# GIVEN PROBLEM
Look through the data below. Pick out the lines holding the string "chart".

# ENTRIES SHOWN

┏━━

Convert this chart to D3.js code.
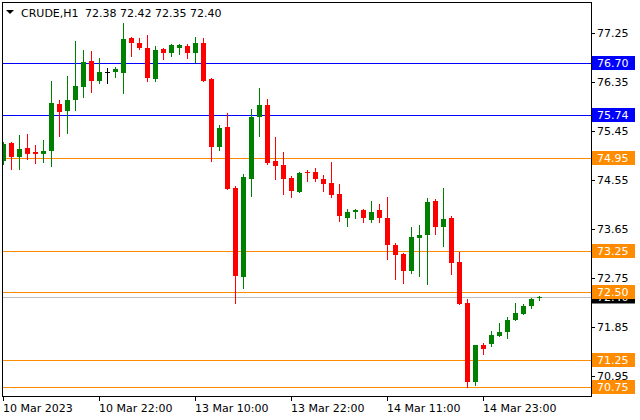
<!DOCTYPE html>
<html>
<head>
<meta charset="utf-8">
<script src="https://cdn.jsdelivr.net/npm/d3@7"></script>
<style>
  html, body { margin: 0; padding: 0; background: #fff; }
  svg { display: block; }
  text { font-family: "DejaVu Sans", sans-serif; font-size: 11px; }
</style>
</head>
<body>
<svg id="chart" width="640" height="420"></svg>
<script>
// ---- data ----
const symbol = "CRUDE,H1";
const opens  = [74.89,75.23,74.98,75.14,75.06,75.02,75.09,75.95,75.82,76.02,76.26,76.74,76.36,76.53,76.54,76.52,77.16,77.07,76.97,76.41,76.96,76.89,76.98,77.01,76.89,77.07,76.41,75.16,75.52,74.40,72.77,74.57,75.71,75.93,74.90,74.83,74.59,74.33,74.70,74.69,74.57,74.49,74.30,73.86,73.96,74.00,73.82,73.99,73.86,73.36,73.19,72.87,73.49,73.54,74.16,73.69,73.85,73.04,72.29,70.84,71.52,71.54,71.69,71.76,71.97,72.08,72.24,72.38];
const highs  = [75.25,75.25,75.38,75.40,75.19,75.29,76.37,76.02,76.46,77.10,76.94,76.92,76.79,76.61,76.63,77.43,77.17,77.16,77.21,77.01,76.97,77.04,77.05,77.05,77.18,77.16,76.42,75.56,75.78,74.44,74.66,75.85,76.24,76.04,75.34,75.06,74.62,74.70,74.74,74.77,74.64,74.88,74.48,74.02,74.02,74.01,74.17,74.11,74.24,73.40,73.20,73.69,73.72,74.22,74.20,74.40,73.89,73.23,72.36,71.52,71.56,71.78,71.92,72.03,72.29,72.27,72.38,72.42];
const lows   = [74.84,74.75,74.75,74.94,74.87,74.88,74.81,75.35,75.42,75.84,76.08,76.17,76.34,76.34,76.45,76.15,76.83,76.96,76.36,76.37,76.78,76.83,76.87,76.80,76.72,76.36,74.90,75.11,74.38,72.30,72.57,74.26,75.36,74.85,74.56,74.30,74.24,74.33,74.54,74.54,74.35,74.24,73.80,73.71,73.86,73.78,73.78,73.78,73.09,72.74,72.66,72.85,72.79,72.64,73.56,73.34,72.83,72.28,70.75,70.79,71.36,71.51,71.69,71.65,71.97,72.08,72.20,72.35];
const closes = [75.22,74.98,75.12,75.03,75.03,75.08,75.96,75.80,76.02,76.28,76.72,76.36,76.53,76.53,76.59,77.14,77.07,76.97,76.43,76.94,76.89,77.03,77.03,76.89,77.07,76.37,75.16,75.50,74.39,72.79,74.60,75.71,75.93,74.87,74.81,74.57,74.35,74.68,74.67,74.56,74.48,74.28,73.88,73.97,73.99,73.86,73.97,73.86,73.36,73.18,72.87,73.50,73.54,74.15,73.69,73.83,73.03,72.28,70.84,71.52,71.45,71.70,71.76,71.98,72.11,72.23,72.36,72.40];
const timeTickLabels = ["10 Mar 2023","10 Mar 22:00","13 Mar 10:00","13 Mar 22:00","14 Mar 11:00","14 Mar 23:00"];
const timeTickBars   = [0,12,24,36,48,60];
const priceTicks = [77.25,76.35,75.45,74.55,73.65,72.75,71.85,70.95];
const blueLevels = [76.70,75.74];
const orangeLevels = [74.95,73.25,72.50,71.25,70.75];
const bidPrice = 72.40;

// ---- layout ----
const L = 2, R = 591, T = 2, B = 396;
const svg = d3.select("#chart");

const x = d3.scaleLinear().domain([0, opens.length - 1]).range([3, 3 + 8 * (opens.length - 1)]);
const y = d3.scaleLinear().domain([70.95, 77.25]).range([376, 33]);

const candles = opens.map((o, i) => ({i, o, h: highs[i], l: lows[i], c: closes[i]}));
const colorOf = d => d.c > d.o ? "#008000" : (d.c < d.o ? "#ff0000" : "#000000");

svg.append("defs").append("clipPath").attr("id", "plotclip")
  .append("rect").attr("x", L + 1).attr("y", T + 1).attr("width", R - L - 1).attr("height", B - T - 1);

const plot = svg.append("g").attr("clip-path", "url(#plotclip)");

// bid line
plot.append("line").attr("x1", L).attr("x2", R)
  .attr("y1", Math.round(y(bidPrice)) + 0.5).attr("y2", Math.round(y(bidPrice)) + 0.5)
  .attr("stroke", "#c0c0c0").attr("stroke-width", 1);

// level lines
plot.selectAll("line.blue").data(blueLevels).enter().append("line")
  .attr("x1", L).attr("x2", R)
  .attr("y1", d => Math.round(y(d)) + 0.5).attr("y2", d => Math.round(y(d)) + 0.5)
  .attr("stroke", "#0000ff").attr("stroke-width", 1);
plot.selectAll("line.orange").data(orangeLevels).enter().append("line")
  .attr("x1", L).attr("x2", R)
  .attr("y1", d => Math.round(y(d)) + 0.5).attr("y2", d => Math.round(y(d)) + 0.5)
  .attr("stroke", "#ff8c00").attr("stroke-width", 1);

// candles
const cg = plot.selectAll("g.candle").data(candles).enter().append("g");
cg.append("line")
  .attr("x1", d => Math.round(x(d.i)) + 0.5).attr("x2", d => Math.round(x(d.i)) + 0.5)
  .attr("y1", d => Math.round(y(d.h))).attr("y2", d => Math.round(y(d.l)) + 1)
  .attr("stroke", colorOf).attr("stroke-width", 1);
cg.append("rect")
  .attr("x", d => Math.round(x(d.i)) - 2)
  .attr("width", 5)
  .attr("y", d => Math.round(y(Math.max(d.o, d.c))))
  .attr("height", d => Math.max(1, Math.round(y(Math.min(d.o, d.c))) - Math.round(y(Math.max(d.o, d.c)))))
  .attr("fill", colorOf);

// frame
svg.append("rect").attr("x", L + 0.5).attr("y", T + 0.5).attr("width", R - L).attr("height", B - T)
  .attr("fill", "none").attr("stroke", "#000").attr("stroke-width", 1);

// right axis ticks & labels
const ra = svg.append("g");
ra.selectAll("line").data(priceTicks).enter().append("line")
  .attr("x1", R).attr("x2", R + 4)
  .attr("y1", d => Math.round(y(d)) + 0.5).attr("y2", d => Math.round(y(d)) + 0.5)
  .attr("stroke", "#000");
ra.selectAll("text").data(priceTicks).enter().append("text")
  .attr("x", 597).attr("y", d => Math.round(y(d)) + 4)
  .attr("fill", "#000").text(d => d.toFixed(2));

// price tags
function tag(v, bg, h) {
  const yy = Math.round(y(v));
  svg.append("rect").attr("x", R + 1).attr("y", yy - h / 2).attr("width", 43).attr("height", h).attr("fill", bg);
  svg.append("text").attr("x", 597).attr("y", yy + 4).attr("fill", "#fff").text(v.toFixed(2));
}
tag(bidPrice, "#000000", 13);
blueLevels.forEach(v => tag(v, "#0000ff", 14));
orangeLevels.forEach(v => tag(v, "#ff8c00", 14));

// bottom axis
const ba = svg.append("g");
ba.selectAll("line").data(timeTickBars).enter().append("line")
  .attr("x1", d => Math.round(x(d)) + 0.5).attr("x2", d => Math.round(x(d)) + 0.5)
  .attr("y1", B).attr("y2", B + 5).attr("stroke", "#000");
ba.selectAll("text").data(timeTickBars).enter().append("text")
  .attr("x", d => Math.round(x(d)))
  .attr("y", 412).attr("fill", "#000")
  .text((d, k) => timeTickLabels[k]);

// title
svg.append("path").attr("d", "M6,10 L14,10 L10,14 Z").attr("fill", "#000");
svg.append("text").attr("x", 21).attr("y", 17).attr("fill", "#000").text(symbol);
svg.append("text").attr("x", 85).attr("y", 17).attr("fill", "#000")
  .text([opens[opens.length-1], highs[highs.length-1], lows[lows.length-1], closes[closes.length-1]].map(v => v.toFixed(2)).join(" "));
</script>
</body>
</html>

┗━━
┏━━

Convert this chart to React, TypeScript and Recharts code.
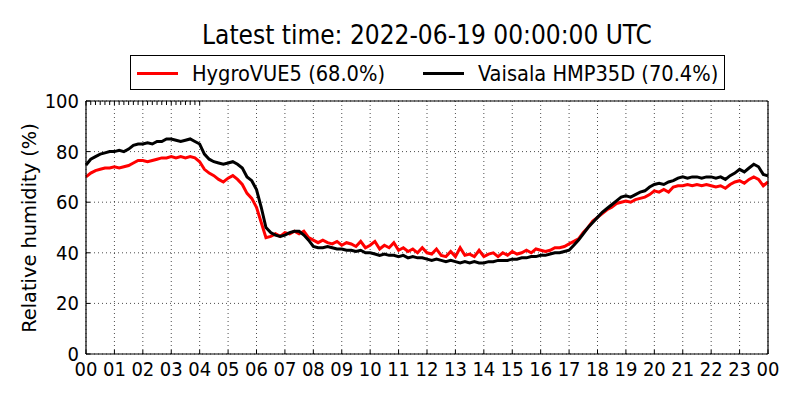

┗━━

# RESPONSE
Convert this chart to D3.js code.
<svg id="chart" width="640" height="420"></svg>
const svg = d3.select("#chart");
Convert this chart to React, TypeScript and Recharts code.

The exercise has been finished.